Detection of human rhinovirus genes from clinical sample by one-step RT-PCR.
- Author:
Zhi-dan XIANG
1
;
Feng FANG
;
Yong-sui DONG
;
Wen CUI
;
Ge LI
Author Information
- Publication Type:Journal Article
- MeSH: Base Sequence; Child; Child, Preschool; Female; Genes, Viral; Humans; Male; Molecular Sequence Data; Picornaviridae Infections; diagnosis; virology; RNA, Viral; analysis; Respiratory Tract Infections; virology; Reverse Transcriptase Polymerase Chain Reaction; methods; Rhinovirus; genetics; isolation & purification; Sensitivity and Specificity; Sequence Analysis, DNA
- From: Chinese Journal of Pediatrics 2005;43(9):643-647
- CountryChina
- Language:Chinese
-
Abstract:
OBJECTIVEHuman rhinovirus (HRV) is the most common respiratory pathogen, which causes not only acute respiratory infection and community acquired pneumonitis in children, but also asthma episode and deterioration. However, the detection of respiratory pathogen, which mainly focuses on respiratory syncytial virus, influenzaviruses A and B, parainfluenza viruses 1-3 and adenoviruses, does not include HRV yet by now in China. The absence of detection method limits the clinical understanding of HRV pathogenicity, and causes unreasonable use of antibiotics. This study aimed to establish a one-step reverse transcription (RT) PCR system for detecting specific fragment of HRV RNA, and to analyze the sequences of amplicons.
METHODSA pair of degenerate primers based on the HRV highly conserved 5'' noncoding region (NCR) were used to develop a one-step RT-PCR system for detecting HRV RNA in nasopharyngeal aspirates from 78 children with acute respiratory tract infections in the spring of 2004. All the positive PCR products were sequenced, and the sequences of the nucleotides were analyzed by using biological software and compared with those in the GeneBank.
RESULTSEleven (14.1%) of 78 samples were positive on RT-PCR, these patients were clinically diagnozed as upper respiratory tract infection (n = 7), bronchitis (n = 3) and bronchopneumonia (n = 1), respectively. Compared with the sequences of clinical and standard HRV viruses in the GeneBank, the nucleotide sequences of these 11 amplicons shared high homology of 89%-95.5%. Within the 11 amplicons, nucleotide identity varied from 75.2% to 91.8%, and the ratio of genetic variation was from 8.8% to 31.0%, which occurred in highly conserved regions and usually showed single nucleotide mutation in some special locations. These 11 amplicons attribute to the two branches of HRV cladogram, respectively. Most of mutations in highly conservative domain occurred on single ribonucleotide, mainly as transversion (C/G, A/G) and transition (T/C, A/G), some were mutations among 3 bases (A/C/G, A/T/G, A/C/T).
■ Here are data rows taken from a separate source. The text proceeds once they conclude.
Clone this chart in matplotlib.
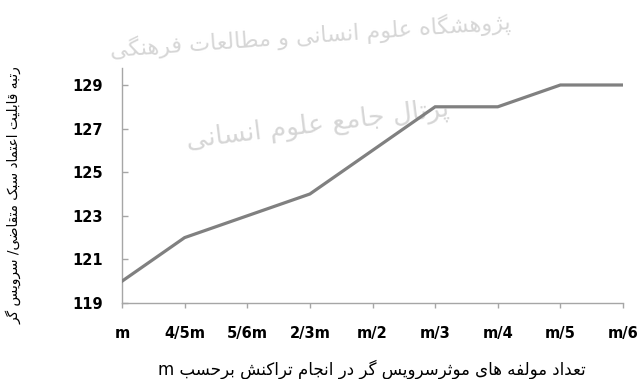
import matplotlib
matplotlib.use("Agg")
import matplotlib.pyplot as plt

# ---- data -------------------------------------------------------------
categories = ["m", "4/5m", "5/6m", "2/3m", "m/2", "m/3", "m/4", "m/5", "m/6"]
reliability_rank = [120, 122, 123, 124, 126, 128, 128, 129, 129]
y_ticks = [119, 121, 123, 125, 127, 129]

x_title = "تعداد مولفه های موثرسرویس گر در انجام تراکنش برحسب m"
y_title = "رتبه قابلیت اعتماد سبک متقاضی/ سرویس گر"
mark_line1 = "پژوهشگاه علوم انسانی و مطالعات فرهنگی"
mark_line2 = "پرتال جامع علوم انسانی"

# ---- minimal Arabic/Persian shaping + RTL ordering ---------------------
# forms: (isolated, final, initial, medial); two-form letters join only to the right
FORMS = {
    "ا": (0xFE8D, 0xFE8E), "آ": (0xFE81, 0xFE82), "د": (0xFEA9, 0xFEAA),
    "ذ": (0xFEAB, 0xFEAC), "ر": (0xFEAD, 0xFEAE), "ز": (0xFEAF, 0xFEB0),
    "ژ": (0xFB8A, 0xFB8B), "و": (0xFEED, 0xFEEE),
    "ب": (0xFE8F, 0xFE90, 0xFE91, 0xFE92), "ت": (0xFE95, 0xFE96, 0xFE97, 0xFE98),
    "ث": (0xFE99, 0xFE9A, 0xFE9B, 0xFE9C), "ج": (0xFE9D, 0xFE9E, 0xFE9F, 0xFEA0),
    "ح": (0xFEA1, 0xFEA2, 0xFEA3, 0xFEA4), "خ": (0xFEA5, 0xFEA6, 0xFEA7, 0xFEA8),
    "س": (0xFEB1, 0xFEB2, 0xFEB3, 0xFEB4), "ش": (0xFEB5, 0xFEB6, 0xFEB7, 0xFEB8),
    "ص": (0xFEB9, 0xFEBA, 0xFEBB, 0xFEBC), "ض": (0xFEBD, 0xFEBE, 0xFEBF, 0xFEC0),
    "ط": (0xFEC1, 0xFEC2, 0xFEC3, 0xFEC4), "ظ": (0xFEC5, 0xFEC6, 0xFEC7, 0xFEC8),
    "ع": (0xFEC9, 0xFECA, 0xFECB, 0xFECC), "غ": (0xFECD, 0xFECE, 0xFECF, 0xFED0),
    "ف": (0xFED1, 0xFED2, 0xFED3, 0xFED4), "ق": (0xFED5, 0xFED6, 0xFED7, 0xFED8),
    "ل": (0xFEDD, 0xFEDE, 0xFEDF, 0xFEE0), "م": (0xFEE1, 0xFEE2, 0xFEE3, 0xFEE4),
    "ن": (0xFEE5, 0xFEE6, 0xFEE7, 0xFEE8), "ه": (0xFEE9, 0xFEEA, 0xFEEB, 0xFEEC),
    "ی": (0xFBFC, 0xFBFD, 0xFBFE, 0xFBFF), "پ": (0xFB56, 0xFB57, 0xFB58, 0xFB59),
    "چ": (0xFB7A, 0xFB7B, 0xFB7C, 0xFB7D), "ک": (0xFB8E, 0xFB8F, 0xFB90, 0xFB91),
    "گ": (0xFB92, 0xFB93, 0xFB94, 0xFB95),
}


def _dual(c):
    return c in FORMS and len(FORMS[c]) == 4


def shape(text):
    out = []
    chars = list(text)
    i = 0
    while i < len(chars):
        c = chars[i]
        prev = chars[i - 1] if i > 0 else ""
        joins_prev = _dual(prev)
        if c == "ل" and i + 1 < len(chars) and chars[i + 1] == "ا":
            out.append(chr(0xFEFC if joins_prev else 0xFEFB))
            i += 2
            continue
        if c not in FORMS:
            out.append(c)
            i += 1
            continue
        nxt = chars[i + 1] if i + 1 < len(chars) else ""
        joins_next = _dual(c) and nxt in FORMS
        f = FORMS[c]
        if joins_prev and joins_next:
            g = f[3]
        elif joins_prev:
            g = f[1]
        elif joins_next:
            g = f[2]
        else:
            g = f[0]
        out.append(chr(g))
        i += 1
    return "".join(out)


def rtl(text):
    shaped = shape(text)
    runs, cur, cur_ltr = [], "", None
    for ch in shaped:
        is_ltr = ch.isascii() and ch.isalnum()
        kind = is_ltr if (is_ltr or ch not in " /") else cur_ltr if cur_ltr is not None else False
        if cur_ltr is None or kind == cur_ltr:
            cur += ch
            cur_ltr = kind
        else:
            runs.append((cur, cur_ltr))
            cur, cur_ltr = ch, kind
    if cur:
        runs.append((cur, cur_ltr))
    pieces = [r if ltr else r[::-1] for r, ltr in runs]
    return "".join(pieces[::-1])


# ---- figure -----------------------------------------------------------
fig = plt.figure(figsize=(6.39, 3.79), dpi=100)
fig.patch.set_facecolor("white")
ax = fig.add_axes([0.1909, 0.2005, 0.7841, 0.6201])
ax.patch.set_visible(False)

# faint background stamp
fig.text(0.486, 0.905, rtl(mark_line1), fontsize=16, color="#d6d6d6",
         family="DejaVu Sans", ha="center", va="center", rotation=4, zorder=-5)
fig.text(0.497, 0.67, rtl(mark_line2), fontsize=19, color="#d6d6d6",
         family="DejaVu Sans", ha="center", va="center", rotation=7, zorder=-5)

x = list(range(len(categories)))
ax.plot(x, reliability_rank, color="#808080", lw=2.3, solid_joinstyle="miter", zorder=3)

ax.set_xlim(0, len(categories) - 1)
ax.set_ylim(119, 129.78)
ax.set_xticks(x)
ax.set_xticklabels(categories)
ax.set_yticks(y_ticks)

for s in ("top", "right"):
    ax.spines[s].set_visible(False)
for s in ("left", "bottom"):
    ax.spines[s].set_color("#a6a6a6")
    ax.spines[s].set_linewidth(1.0)

ax.tick_params(axis="y", direction="in", length=4.5, width=1.0, color="#a6a6a6",
               pad=14, labelsize=10.5)
ax.tick_params(axis="x", direction="out", length=3.8, width=1.0, color="#a6a6a6",
               pad=13, labelsize=10.5)
for lab in ax.get_xticklabels() + ax.get_yticklabels():
    lab.set_fontweight("bold")
    lab.set_color("black")

fig.text(0.582, 0.0, rtl(x_title), fontsize=12, color="black", family="DejaVu Sans",
         ha="center", va="bottom")
fig.text(0.021, 0.484, rtl(y_title), fontsize=9.8, color="black", family="DejaVu Sans",
         ha="center", va="center", rotation=90)

fig.savefig("out.png", dpi=100, facecolor="white")
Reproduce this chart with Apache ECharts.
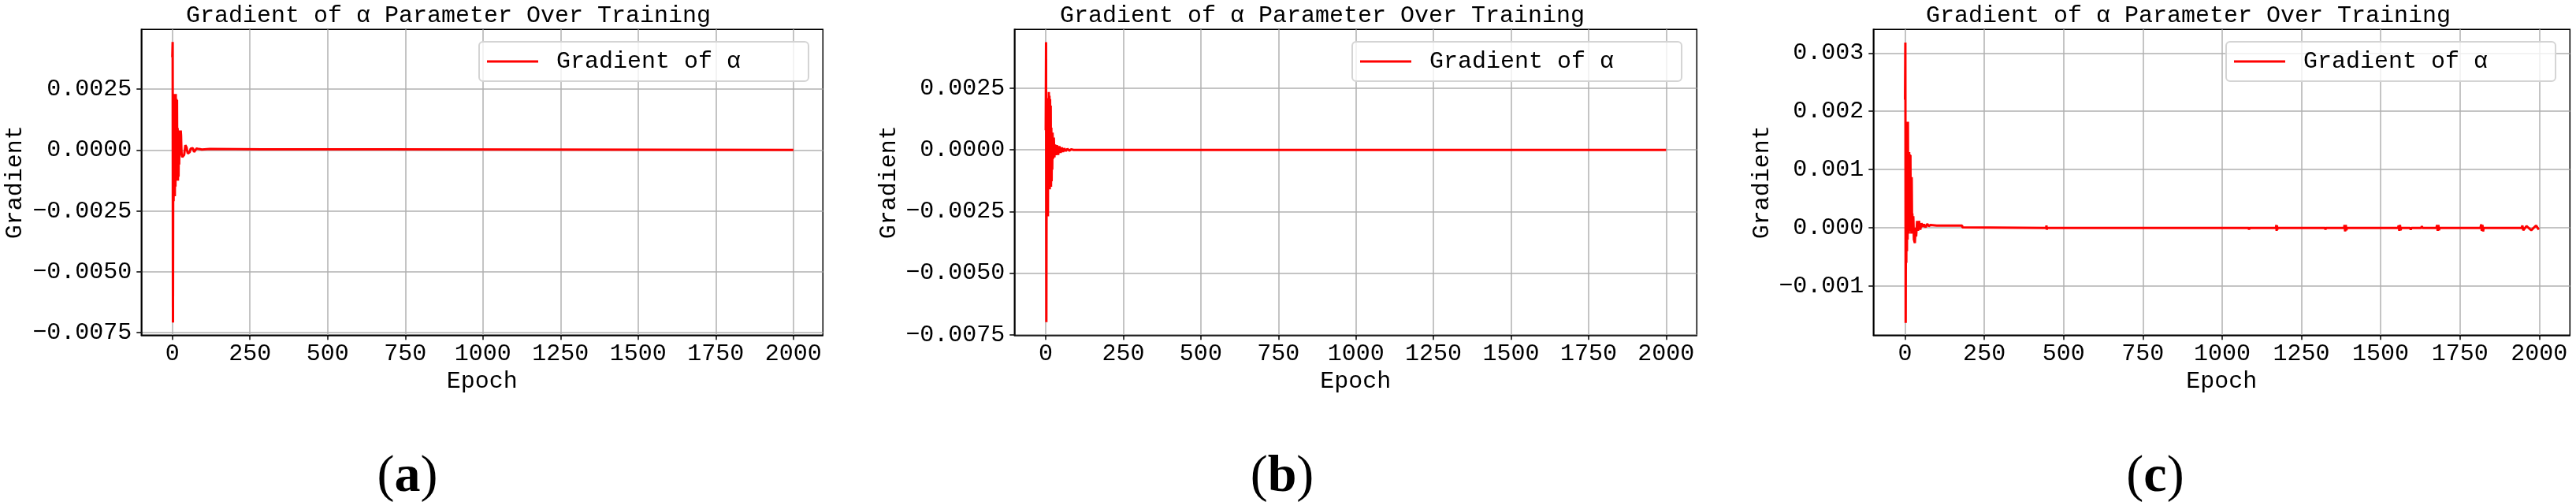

And a few mutations involved two nearby ribonucleotide which were also found in highly conservative domain. However, ribonucleotide deletion and insertion were usually found in highly variable domain.
CONCLUSIONThe findings showed that this one-step RT-PCR system was highly specific, rapid and convenient for the detection of HRV RNA in nasopharyngeal secretions of patients with acute respiratory tract infections and that the genome of HRV viruses was highly variable.